Exchange delisting or regulatory enforcement risk
Pattern definition and monitoring:
Regulatory and compliance dynamics can abruptly change the tradability and perceived risk of a token.
A repeatable negative pattern for tokens like CVC is the build-up of regulatory risk signals that culminate in exchange policy changes (suspensions, delistings) or formal enforcement that limits market access.
Sources and indicators to monitor:
- Public regulatory filings and guidance:
Monitor communications from major regulators (SEC, FCA, ESMA, etc.) for language on token classification, custody, or broker obligations that could affect ERC‑20 utility/security assessments.
- Exchange policy updates and compliance notices:
Exchanges often publish reviews or temporary suspension notices prior to delisting; track policy pages and API notices for rapid detection.
- Compliance-driven on-chain flows:
Sudden transfers labeled or timed with compliance requests (e.g., large withdrawals to known sanction‑monitored addresses or compliance hotlines) may precede restrictions.
- Media and legal reporting:
Verified legal complaints, enforcement actions, or class-action announcements are high-stakes indicators.
- Market microstructure reactions:
Widening spreads, sudden bid-side thinning, or persistent cancellations of limit orders on major CEXs can foreshadow listing risks.

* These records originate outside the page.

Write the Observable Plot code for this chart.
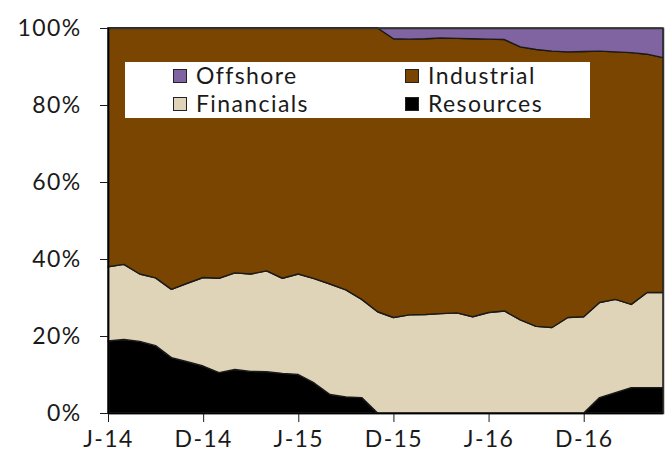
<!DOCTYPE html>
<html>
<head>
<meta charset="utf-8">
<script src="https://cdn.jsdelivr.net/npm/d3@7"></script>
<script src="https://cdn.jsdelivr.net/npm/@observablehq/plot@0.6"></script>
<style>
  html, body { margin: 0; padding: 0; background: #fff; }
  #wrap { position: relative; width: 669px; height: 466px; font-family: Lato, "Open Sans", sans-serif; }
  #legend { position: absolute; left: 125px; top: 62px; width: 465px; height: 56px; background: #fff; }
  .item { position: absolute; display: flex; align-items: center; font-size: 23px; letter-spacing: 1.4px; color: #1a1a1a; line-height: 1; white-space: nowrap; }
  .sw { width: 12px; height: 12px; border: 1.5px solid #222; margin-right: 9px; }
  svg text { letter-spacing: 1.4px; }
</style>
</head>
<body>
<div id="wrap"><div id="legend"></div></div>
<script>
const months = ["Jun-14","Jul-14","Aug-14","Sep-14","Oct-14","Nov-14","Dec-14","Jan-15","Feb-15","Mar-15","Apr-15","May-15",
  "Jun-15","Jul-15","Aug-15","Sep-15","Oct-15","Nov-15","Dec-15","Jan-16","Feb-16","Mar-16","Apr-16","May-16",
  "Jun-16","Jul-16","Aug-16","Sep-16","Oct-16","Nov-16","Dec-16","Jan-17","Feb-17","Mar-17","Apr-17","May-17"];

const resources = [18.7,19.1,18.6,17.5,14.4,13.3,12.2,10.5,11.3,10.8,10.7,10.3,10.0,7.8,4.8,4.2,4.0,
  0,0,0,0,0,0,0,0,0,0,0,0,0,0,4.0,5.3,6.6,6.6,6.6];
const financials = [19.3,19.5,17.5,17.6,17.7,20.4,23.0,24.5,25.1,25.3,26.2,24.7,26.1,27.1,28.7,27.8,25.5,
  26.3,24.8,25.5,25.6,25.8,26.0,25.0,26.1,26.5,24.2,22.5,22.2,24.8,25.0,24.7,24.2,21.6,24.7,24.7];
const industrial = [62.0,61.4,63.9,64.9,67.9,66.3,64.8,65.0,63.6,63.9,63.1,65.0,63.9,65.1,66.5,68.0,70.5,
  73.7,72.4,71.6,71.6,71.6,71.3,72.2,71.0,70.5,70.9,71.9,71.8,69.0,68.9,65.3,64.3,65.4,61.9,61.0];
const offshore = [0,0,0,0,0,0,0,0,0,0,0,0,0,0,0,0,0,
  0,2.8,2.9,2.8,2.6,2.7,2.8,2.9,3.0,4.9,5.6,6.0,6.2,6.1,6.0,6.2,6.4,6.8,7.7];

const seriesNames = ["Resources","Financials","Industrial","Offshore"];
const seriesColors = ["#000000","#dfd3b8","#7a4500","#8064a2"];
const seriesValues = [resources, financials, industrial, offshore];

const xTickIndex = [0, 6, 12, 18, 24, 30];
const xTickLabels = ["J-14","D-14","J-15","D-15","J-16","D-16"];
const yTicks = [0, 20, 40, 60, 80, 100];

const rows = [];
seriesNames.forEach((name, s) => {
  months.forEach((m, i) => rows.push({i, month: m, sector: name, value: seriesValues[s][i]}));
});

const chart = Plot.plot({
  width: 669,
  height: 466,
  marginLeft: 108,
  marginRight: 6,
  marginTop: 28,
  marginBottom: 53,
  style: {fontFamily: "Lato, 'Open Sans', sans-serif", fontSize: "23px", color: "#1a1a1a", background: "#fff"},
  x: {domain: [0, months.length - 1], ticks: xTickIndex, tickFormat: d => xTickLabels[xTickIndex.indexOf(d)], tickSize: 9, tickPadding: 8, label: null},
  y: {domain: [0, 100], ticks: yTicks, tickFormat: d => d + "%", tickSize: 8, tickPadding: 19, label: null},
  color: {domain: seriesNames, range: seriesColors},
  marks: [
    Plot.areaY(rows, {x: "i", y: "value", z: "sector", fill: "sector", order: seriesNames, stroke: "#1a1a1a", strokeWidth: 1.4, strokeLinejoin: "round"}),
    Plot.frame({stroke: "#333", strokeWidth: 1.5}),
    Plot.ruleX([0], {stroke: "#000", strokeWidth: 1.5}),
    Plot.ruleY([0], {stroke: "#000", strokeWidth: 1.5})
  ]
});
document.getElementById("wrap").prepend(chart);

// legend (2 x 2 inside the plot area)
const legendOrder = ["Offshore","Industrial","Financials","Resources"];
const legendPos = [[48, 2], [280, 2], [48, 30], [280, 30]];
const legend = document.getElementById("legend");
legendOrder.forEach((name, k) => {
  const it = document.createElement("div");
  it.className = "item";
  it.style.left = legendPos[k][0] + "px";
  it.style.top = legendPos[k][1] + "px";
  const sw = document.createElement("div");
  sw.className = "sw";
  sw.style.background = seriesColors[seriesNames.indexOf(name)];
  const t = document.createElement("span");
  t.textContent = name;
  it.append(sw, t);
  legend.append(it);
});
</script>
</body>
</html>
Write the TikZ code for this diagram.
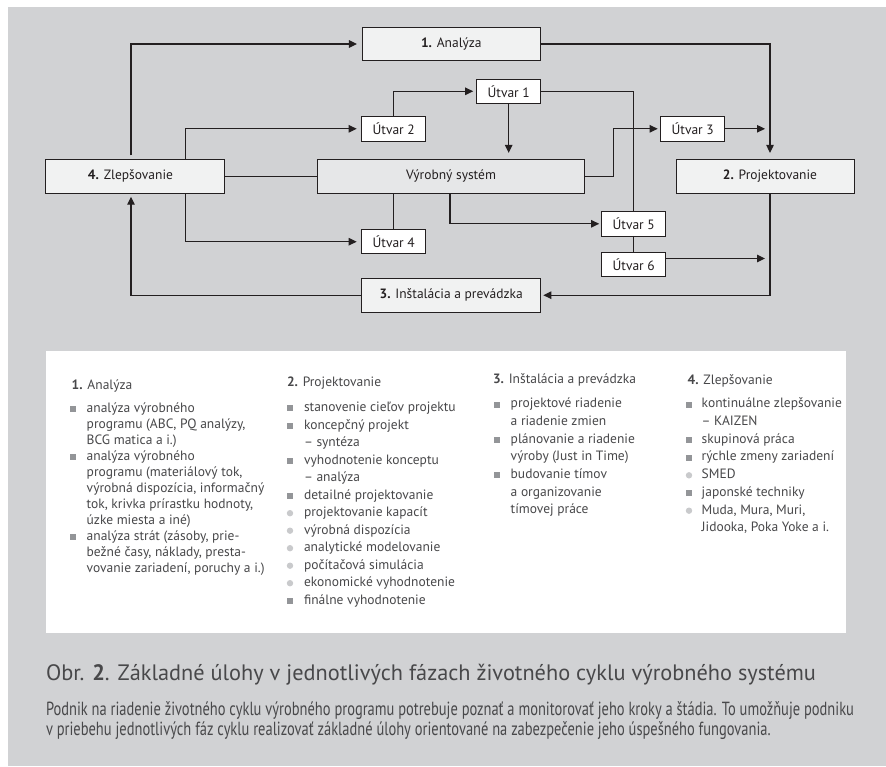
\documentclass[tikz,border=0pt]{standalone}
\usepackage{fontspec}
\setmainfont{PT Sans}
\usepackage{graphicx}
\usetikzlibrary{arrows.meta}

\definecolor{pagebg}{HTML}{D1D2D4}
\definecolor{stagefill}{HTML}{F1F2F2}
\definecolor{sysfill}{HTML}{E6E7E8}
\definecolor{ink}{HTML}{231F20}
\definecolor{bodytext}{HTML}{48484A}
\definecolor{sqbul}{HTML}{939598}
\definecolor{dotbul}{HTML}{C9CACC}

\newlength\paranatw
\newcommand\paralineone{Podnik na riadenie životného cyklu výrobného programu potrebuje poznať a monitorovať jeho kroky a štádia. To umožňuje podniku}
\newcommand\paralinetwo{v priebehu jednotlivých fáz cyklu realizovať základné úlohy orientované na zabezpečenie jeho úspešného fungovania.}
\newcommand\parafont{\fontsize{19}{22}\selectfont}
% both description lines share the squeeze that makes the first one 808pt wide
\newcommand\scaledpara[1]{%
  \settowidth{\paranatw}{\parafont\paralineone}%
  \pgfmathsetmacro\parasx{808/\paranatw}%
  \scalebox{\parasx}[1]{\parafont #1}}

\begin{document}
\begin{tikzpicture}[x=1pt,y=-1pt,
  every node/.style={inner sep=0pt,outer sep=0pt},
  box/.style={draw=ink,line width=0.8pt,text=ink,font=\fontsize{13.5}{16}\selectfont},
  stage/.style={box,fill=stagefill,minimum height=33.6pt},
  system/.style={box,fill=sysfill,minimum height=33.6pt,minimum width=266.6pt},
  unit/.style={box,fill=white,minimum width=64pt,minimum height=24.3pt},
  link/.style={draw=ink,line width=1.1pt},
  flow/.style={link,-{Triangle[length=8pt,width=7.5pt]}},
  listtxt/.style={anchor=base west,text=bodytext,font=\fontsize{13.5}{16}\selectfont},
  sqmark/.style={fill=sqbul},
  dotmark/.style={fill=dotbul},
]
% page, grey field and white list panel
\useasboundingbox (0,0) rectangle (886,766);
\fill[white] (0,0) rectangle (886,766);
\fill[pagebg] (8,7) rectangle (886,766);
\fill[white] (46,350.7) rectangle (845.7,633.3);

% life-cycle phases and the production system
\node[stage,minimum width=178.7pt] (analyza) at (451.3,44) {\textbf{1.} Analýza};
\node[stage,minimum width=178.6pt] (zlep) at (135,176.2) {\hspace*{-9pt}\textbf{4.} Zlepšovanie};
\node[system] (vyrob) at (451,176.2) {Výrobný systém};
\node[stage,minimum width=177.6pt] (projekt) at (765.5,176.2) {\textbf{2.} Projektovanie\hspace*{-9pt}};
\node[stage,minimum width=179pt] (instal) at (451.2,295.2) {\textbf{3.} Inštalácia a prevádzka};

% departments
\node[unit] (u1) at (508.7,91.3) {Útvar 1};
\node[unit] (u2) at (393.7,128.8) {Útvar 2};
\node[unit] (u3) at (692.7,128.8) {Útvar 3};
\node[unit] (u4) at (393.7,241.7) {Útvar 4};
\node[unit] (u5) at (633.7,223.8) {Útvar 5};
\node[unit] (u6) at (633.7,264.5) {Útvar 6};

\coordinate (u3end) at (765,128.8);
\coordinate (u6end) at (765,258.5);

% connectors
\draw[flow,shorten <=4pt,shorten >=5pt] ([xshift=-4pt]zlep.north) |- (analyza.west);
\draw[flow,shorten >=6.5pt] (analyza.east) -| ([xshift=4.5pt]projekt.north);
\draw[flow,shorten >=3.5pt] (u2.north) |- (u1.west);
\draw[flow,shorten >=6.5pt] (u1.south) -- (u1.south |- vyrob.north);
\draw[link] (u1.east) -| (u5.north);
\draw[flow,shorten >=5pt] ([xshift=50.3pt]zlep.north) |- (u2.west);
\draw[link] (zlep.east) -- (vyrob.west);
\draw[flow,shorten >=5pt] ([xshift=50.3pt]zlep.south) |- (u4.west);
\draw[link] (u4.north) -- (u4.north |- vyrob.south);
\draw[flow,shorten >=2.5pt] ([xshift=-1pt]vyrob.south) |- (u5.west);
\draw[flow,shorten >=3pt] (vyrob.east) -- ++(29,0) |- (u3.west);
\draw[link] (u5.south) -- (u6.north);
\draw[flow] (u3.east) -- (u3end);
\draw[flow] ([yshift=6pt]u6.east) -- (u6end);
\draw[flow,shorten >=2.6pt] ([xshift=4.5pt]projekt.south) |- (instal.east);
\draw[flow,shorten >=3.7pt] (instal.west) -| ([xshift=-4pt]zlep.south);

% column 1: analysis
\node[listtxt] (h1) at (71.7,389.5) {\textbf{1.} Analýza};
\foreach \t [count=\i from 0] in {analýza výrobného,{programu (ABC, PQ analýzy,},BCG matica a i.),
  analýza výrobného,{programu (materiálový tok,},{výrobná dispozícia, informačný},
  {tok, krivka prírastku hodnoty,},úzke miesta a iné),{analýza strát (zásoby, prie-},
  {bežné časy, náklady, presta-},{vovanie zariadení, poruchy a i.)}}
  \node[listtxt] (c1l\i) at (86.7,{412.5+16*\i}) {\t};
\foreach \i in {0,3,8}
  \fill[sqmark] (73.4,{409.2+16*\i}) ++(-3,-3) rectangle ++(6,6);

% column 2: design
\node[listtxt] (h2) at (287,386) {\textbf{2.} Projektovanie};
\foreach \t [count=\i from 0] in {stanovenie cieľov projektu,koncepčný projekt,– syntéza,
  vyhodnotenie konceptu,– analýza,detailné projektovanie,projektovanie kapacít,
  výrobná dispozícia,analytické modelovanie,počítačová simulácia,
  ekonomické vyhodnotenie,finálne vyhodnotenie}
  \node[listtxt] (c2l\i) at (304,{411.5+17.5*\i}) {\t};
\foreach \i in {0,1,3,5,11}
  \fill[sqmark] (290,{408.2+17.5*\i}) ++(-3,-3) rectangle ++(6,6);
\foreach \i in {6,...,10}
  \fill[dotmark] (290,{408.2+17.5*\i}) circle[radius=3.2pt];

% column 3: installation and operation
\node[listtxt] (h3) at (493,383) {\textbf{3.} Inštalácia a prevádzka};
\foreach \t [count=\i from 0] in {projektové riadenie,a riadenie zmien,plánovanie a riadenie,
  výroby (Just in Time),budovanie tímov,a organizovanie,tímovej práce}
  \node[listtxt] (c3l\i) at (510.7,{407.8+17.65*\i}) {\t};
\foreach \i in {0,2,4}
  \fill[sqmark] (496.5,{404.5+17.65*\i}) ++(-3,-3) rectangle ++(6,6);

% column 4: improvement
\node[listtxt] (h4) at (687.7,384) {\textbf{4.} Zlepšovanie};
\foreach \t [count=\i from 0] in {kontinuálne zlepšovanie,– KAIZEN,skupinová práca,
  rýchle zmeny zariadení,SMED,japonské techniky,{Muda, Mura, Muri,},{Jidooka, Poka Yoke a i.}}
  \node[listtxt] (c4l\i) at (701.7,{407.8+17.7*\i}) {\t};
\foreach \i in {0,2,3,5}
  \fill[sqmark] (689,{404.5+17.7*\i}) ++(-3,-3) rectangle ++(6,6);
\foreach \i in {4,6}
  \fill[dotmark] (689,{404.5+17.7*\i}) circle[radius=3.2pt];

% caption and description
\node[anchor=base west,text=bodytext] (caption) at (46,680)
  {\resizebox{770pt}{!}{\fontsize{21}{25}\selectfont Obr. \textbf{2}. Základné úlohy v jednotlivých fázach životného cyklu výrobného systému}};
\node[anchor=base west,text=bodytext] (para1) at (46,715) {\scaledpara{\paralineone}};
\node[anchor=base west,text=bodytext] (para2) at (46,735.5) {\scaledpara{\paralinetwo}};
\end{tikzpicture}
\end{document}
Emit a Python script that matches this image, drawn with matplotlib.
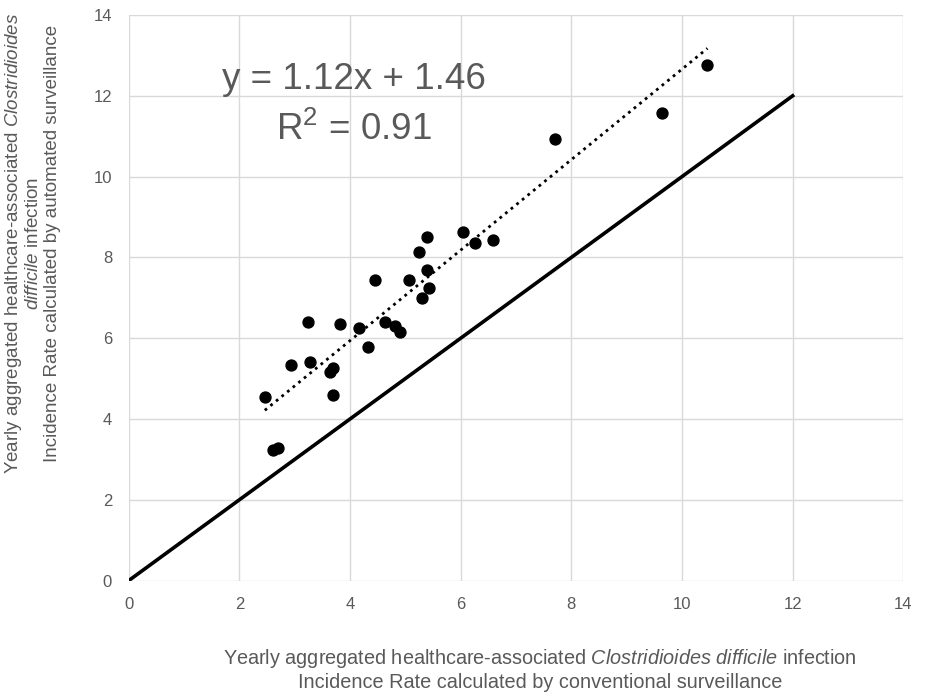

Operational triggers and thresholds:
A) Publication of a regulator statement that explicitly references token listings or custody obligations for tokens similar to CVC; b) Exchange announcement of policy review or temporary suspension affecting tokens in the same classification bucket; c) Spike in compliance-related outflows from exchanges combined with orderbook deterioration.
Expected market behavior and risk management:
Delisting risk often leads to immediate volatility, rapid outflows, and temporary illiquidity on impacted venues, with recovery depending on relisting or regulatory clarification.
For risk managers:
Maintain scenario playbooks (e.g., immediate liquidity reduction, forced liquidation thresholds) and predefine emergency execution routes (OTC desks, decentralized routers) to limit impact.
For portfolio managers and custodians:
Ensure documentation and legal review of token status, consider reducing concentrated exposures if regulatory ambiguity persists, and set automatic risk limits tied to exchange policy alerts.
This signal is repeatable because it uses concrete external inputs (regulatory statements, exchange notices, compliance flows) and market microstructure metrics to provide early warning of severe downside risk tied to tradability of CVC.